8 People Who Would Probably Want You to Remember the Horrors of Martial Law
By Tim Henares
Historical revisionism is at an all-time high lately, with people saying that “everyone killed during Martial Law were merely insurgents,” as if a person having issues against a totalitarian, abusive, plundering, and crony-loving government is a crime worthy of death in the first place.
History has shown us that, like the Makapili of yore, there will always be Filipinos who will only look out for themselves, and so long as they are not the ones who are tortured and “salvaged,” then whatever the government is doing to make you feel “safer” is all good.
Except there are no guarantees that you would never be the next target, back then. We just got lucky, and some of us already believed that because it personally didn’t happen to us, then it didn’t actually happen.
Some of us roll our eyes at activists, not realizing that these activists do the stuff that we roll our eyes at so we don’t have to do it ourselves. Because, trust me: we would have to, if they weren’t there. Nobody else would be fighting for the rights we now take for granted because we think these horrors can’t happen to us.

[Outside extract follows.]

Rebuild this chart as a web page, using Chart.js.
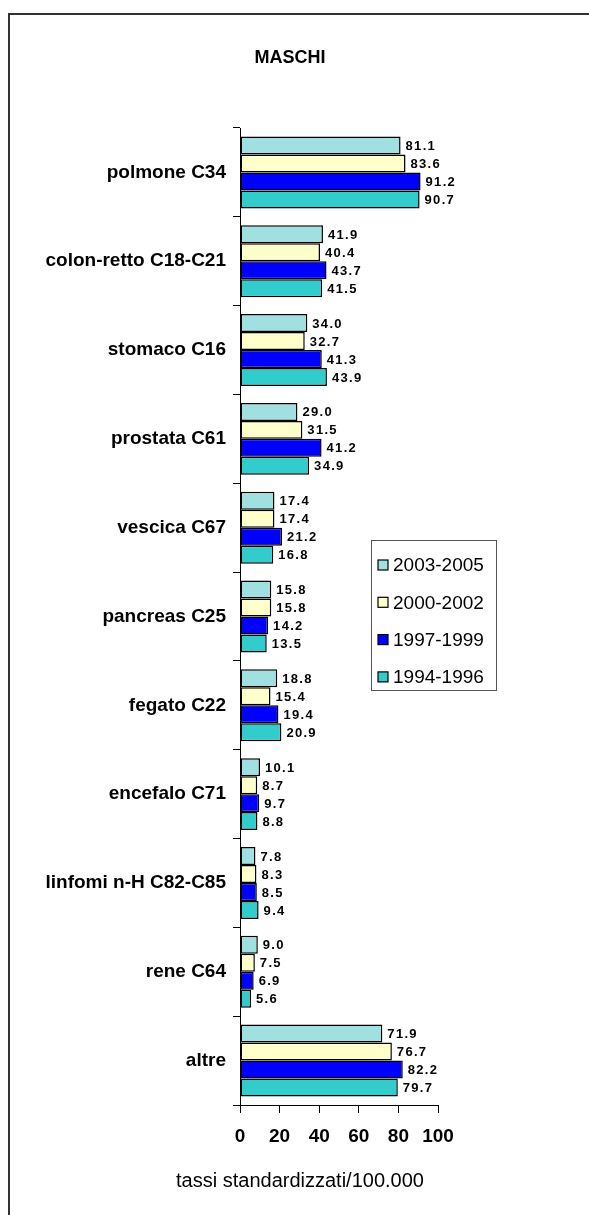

For a country claiming to pride itself on its bayanihan spirit, we seem to like looking out only for ourselves when it’s convenient.
Another tactic against people who have issues with Martial Law is to ask if the president personally did any of these human rights abuses, which is absurd when you realize these were the same people who wanted PNoy’s head on a platter over the SAF 44 massacre. Sometimes, when more than enough bad stuff happens under your supposed watch, and under your chain of command, it comes to a point where people can no longer ignore your complicity with the blood running in the streets.
We were right to not let Noynoy off easy over his failings during Mamasapano. Why should Marcos get a pass?
Besides, neither did Marcos build the San Juanico bridge by his own hands; or the CCP, or the Film Center, or any of those other “achievements” apologists like touting about.
Ultimately, to pretend Martial Law was this amazing renaissance in our history is to betray the fact that anyone doing so only cares about themselves, and not their fellow person. That’s an interesting food for thought the next time you hold someone else’s hand while singing “Ama Namin” in church.
Here are 8 people who really hope that I am wrong about everything I just said about the Filipino’s apparent selfishness.
*Special thanks to historian Xiao Chua’s “Torytur” for the unfortunately graphic yet matter-of-fact recollection of these atrocities. If you think he made all of these up, then you go tell him, because we’re willing to take his years upon years of research and expertise on the matter over shoddy memes produced by nobody the hell knows.
8. Liliosa Hilao
Who She Was: Liliosa Hilao was 23 years old when she was killed. She was an editor of the Pamantasan ng Lungsod ng Maynila’s “Hasik.” She is considered the first detainee killed during Martial Law. She was a scholar, a consistent honor student, but none of those things protected her from death.
What She Did Wrong: She was a student leader who didn’t like what the government was doing. She was too sickly to even attend rallies, so she wasn’t even that high profile. But technically, she didn’t do anything wrong, really.
Who Else Does This Now: Nearly every single student leader from U.P. at present. You mean to tell me we’re supposed to kill them all, too?
The Implication: Writing about the government in anything but a favorable light despite lacking any criminal action or intent behind it is punishable by death. Failing that, being there to stand as substitute when your activist brother isn’t around to be arrested is also punishable by death.
7. Jun Quimpo
Who He Was: An activist student. His brother, Jan, disappeared despite not being an activist himself, because as #8 indicated, anyone’s blood is good enough for the blood god, even those who are literally bystanders. Jun was eventually shot in the back multiple times, a few years later.
What He Did Wrong: He sang songs and changed around the lyrics. Maybe the FILSCAP would have a problem with that nowadays, but Dolphy did it all the time, too. It just so happened that his songs were critical of the government. But technically, he did nothing wrong, really. His brother, on the other hand, officially did nothing wrong, but that didn’t stop Jan from disappearing after a warrantless arrest. Forever.
Who Else Does This Now: Michael V. Oh, no!
The Implication: The government is so fragile, you can destabilize it with music, so anyone doing that has to be killed. And their families too, for good measure.
6. Hilda Narciso
What She Did Wrong: You would think we would know, but we don’t, No charges, no accusations, no nothing. So technically, she did nothing wrong, really.
Who Else Does This Now: Every single unemployed person is technically doing nothing right now. This is apparently a crime now punishable by gang rape.
The Implication: Crimes can be heinous enough that they need to be punished by gang rape.
5. Fr. Zacarias Agatep
Who He Was: A priest who was an organizer of a farmer’s cooperative. He was shot dead while defending the land of his parishioners.
What He Did Wrong: He defended the land of his parishioners. So, technically, nothing wrong.
Who Else Does This Now: Anyone who stands with the Lumads or against mining.
The Implication: Fighting for what’s right is a crime punishable by death.